Di media sosial Facebook saya mengikuti akun "Gene Netto" seorang 'mualaf asal australia / selandia baru yang cukup aktif dalam kegiatan religius dan sosial. Melalui akun facebooknya beliau sering membagikan berita mengenai kasus-kasus kekerasan seksual. Bahkan seingat saya pernah hampir dalam satu bulan beliau mengupdate berita tentang ini setiap hari.
Post beliau gambaran dalam tiga hari kebelakang saat artikel ini ditulis. Saya sendiri pernah mencoba, ketik saja kata kunci “pemerkosaan”, “sodomi”, “cabul” niscaya bisa kita dapatkan berita baru hampir setiap hari.
Note
Saya sendiri mencoba mengkategorikan
(hal ini tidak didasari riset manapun)
-
Kebutuhan Seksual (suami istri
mau-mau) : Sebagai hal yang bisa disepakati kebolehannya.

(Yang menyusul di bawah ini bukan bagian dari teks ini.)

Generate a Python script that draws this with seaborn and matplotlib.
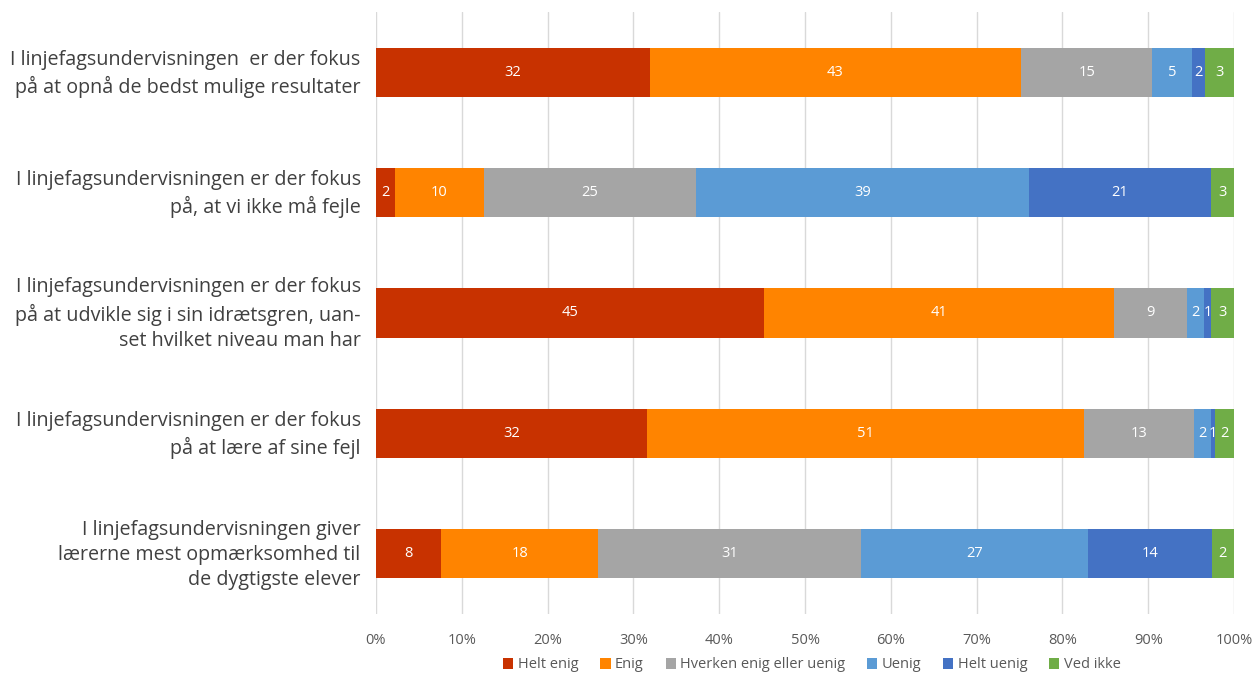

- Perilaku Seksual (seks di luar nikah,
FWB, LGBTQ, dsb) : Sebagai hal yang bisa diperdebatkan sepanjang waktu.
-
Kejahatan/Kekerasan Seksual
(Pemerkosaan, sodomi) : Sebagai hal yang bisa harus segera diatasi.
Kenapa pula diksi ‘kekerasan’ jadi
poin masalah? Bukankah dulu ada pemimpin suatu provinsi yang tidak disukai ‘semua’
orang karena berwatak ‘keras’?
End
Figure 1
Komentar netizen
Oleh
karena itu, ketika ada sekelompok orang yang menggaungkan usaha untuk memerangi
kekerasan seksual saya tidak bisa menolak untuk tidak bisa mendukung hal
itu. Saya jengkel ketika ada yang mengatakan bahwa pengusung RUU PKS hanya
sebenarnya memikirkan cara untuk melakukan seks bebas dan LGBTQ.
Kalau anda bertanya jujur pada diri sendiri tidakkah diantara pengusung RUU PKS ada yang tulus berniat menolong korban kekerasan seksual? Tidakkah kalian bisa berjalan bersama dalam hal itu? Atau kalau tidak tunjukkan saja kalau kalian lebih serius memerangi ini daripada membahas bid’ah tidaknya mabit (Malam bina iman taqwa) atau hukum menggulung celana untuk menghindari isbal. Apalagi mengatakan bahwa dengan menyuruh seorang laki tidak boleh melihat lawan jenis dan melarang sehelai rambut perempuan terlihat oleh lawan jenisnya adalah solusi terbaik memerangi kekerasan seksual.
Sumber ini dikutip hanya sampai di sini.